What is required
Repeat the material verbatim and drop the pictures.

Data lines

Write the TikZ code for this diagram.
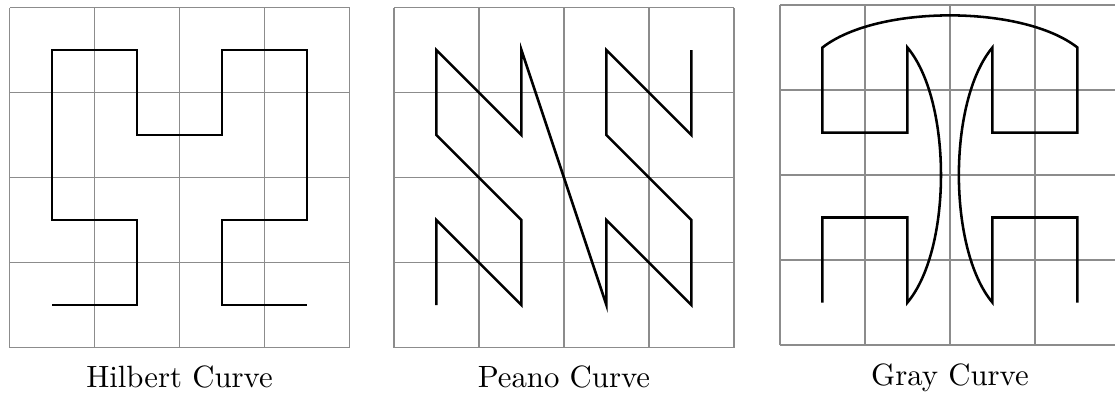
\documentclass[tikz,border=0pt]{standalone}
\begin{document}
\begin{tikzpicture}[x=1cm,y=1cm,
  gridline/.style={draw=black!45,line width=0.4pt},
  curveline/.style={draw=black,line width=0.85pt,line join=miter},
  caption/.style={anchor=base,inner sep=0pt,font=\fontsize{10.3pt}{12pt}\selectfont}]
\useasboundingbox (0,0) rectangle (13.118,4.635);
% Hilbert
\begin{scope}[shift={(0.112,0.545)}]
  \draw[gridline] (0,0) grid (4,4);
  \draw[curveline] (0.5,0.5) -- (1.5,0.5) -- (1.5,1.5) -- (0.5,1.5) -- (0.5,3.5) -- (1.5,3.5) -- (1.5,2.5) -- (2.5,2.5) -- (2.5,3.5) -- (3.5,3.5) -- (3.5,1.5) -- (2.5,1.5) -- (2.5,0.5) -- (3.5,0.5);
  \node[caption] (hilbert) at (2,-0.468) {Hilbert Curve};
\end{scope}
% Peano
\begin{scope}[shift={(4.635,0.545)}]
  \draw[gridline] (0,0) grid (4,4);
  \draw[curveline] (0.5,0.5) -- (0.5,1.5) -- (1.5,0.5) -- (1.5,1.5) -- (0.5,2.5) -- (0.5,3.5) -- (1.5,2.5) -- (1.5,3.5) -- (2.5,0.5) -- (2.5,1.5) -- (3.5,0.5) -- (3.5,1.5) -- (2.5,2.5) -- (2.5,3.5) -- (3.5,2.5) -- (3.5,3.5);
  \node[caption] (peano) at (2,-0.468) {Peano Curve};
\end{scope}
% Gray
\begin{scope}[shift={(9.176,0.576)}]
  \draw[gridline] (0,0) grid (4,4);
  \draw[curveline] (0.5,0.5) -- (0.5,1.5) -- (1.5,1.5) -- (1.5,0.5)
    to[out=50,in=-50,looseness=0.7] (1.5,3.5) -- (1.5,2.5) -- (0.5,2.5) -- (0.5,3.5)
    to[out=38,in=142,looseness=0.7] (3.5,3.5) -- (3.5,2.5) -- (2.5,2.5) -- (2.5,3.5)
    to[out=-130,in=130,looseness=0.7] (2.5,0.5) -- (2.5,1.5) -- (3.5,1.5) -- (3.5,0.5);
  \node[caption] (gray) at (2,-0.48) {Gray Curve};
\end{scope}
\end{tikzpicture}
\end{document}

Task output
Write the TikZ code for this diagram.
\documentclass[tikz,border=0pt]{standalone}
\begin{document}
\begin{tikzpicture}[x=1cm,y=1cm,
  gridline/.style={draw=black!45,line width=0.4pt},
  curveline/.style={draw=black,line width=0.85pt,line join=miter},
  caption/.style={anchor=base,inner sep=0pt,font=\fontsize{10.3pt}{12pt}\selectfont}]
\useasboundingbox (0,0) rectangle (13.118,4.635);
% Hilbert
\begin{scope}[shift={(0.112,0.545)}]
  \draw[gridline] (0,0) grid (4,4);
  \draw[curveline] (0.5,0.5) -- (1.5,0.5) -- (1.5,1.5) -- (0.5,1.5) -- (0.5,3.5) -- (1.5,3.5) -- (1.5,2.5) -- (2.5,2.5) -- (2.5,3.5) -- (3.5,3.5) -- (3.5,1.5) -- (2.5,1.5) -- (2.5,0.5) -- (3.5,0.5);
  \node[caption] (hilbert) at (2,-0.468) {Hilbert Curve};
\end{scope}
% Peano
\begin{scope}[shift={(4.635,0.545)}]
  \draw[gridline] (0,0) grid (4,4);
  \draw[curveline] (0.5,0.5) -- (0.5,1.5) -- (1.5,0.5) -- (1.5,1.5) -- (0.5,2.5) -- (0.5,3.5) -- (1.5,2.5) -- (1.5,3.5) -- (2.5,0.5) -- (2.5,1.5) -- (3.5,0.5) -- (3.5,1.5) -- (2.5,2.5) -- (2.5,3.5) -- (3.5,2.5) -- (3.5,3.5);
  \node[caption] (peano) at (2,-0.468) {Peano Curve};
\end{scope}
% Gray
\begin{scope}[shift={(9.176,0.576)}]
  \draw[gridline] (0,0) grid (4,4);
  \draw[curveline] (0.5,0.5) -- (0.5,1.5) -- (1.5,1.5) -- (1.5,0.5)
    to[out=50,in=-50,looseness=0.7] (1.5,3.5) -- (1.5,2.5) -- (0.5,2.5) -- (0.5,3.5)
    to[out=38,in=142,looseness=0.7] (3.5,3.5) -- (3.5,2.5) -- (2.5,2.5) -- (2.5,3.5)
    to[out=-130,in=130,looseness=0.7] (2.5,0.5) -- (2.5,1.5) -- (3.5,1.5) -- (3.5,0.5);
  \node[caption] (gray) at (2,-0.48) {Gray Curve};
\end{scope}
\end{tikzpicture}
\end{document}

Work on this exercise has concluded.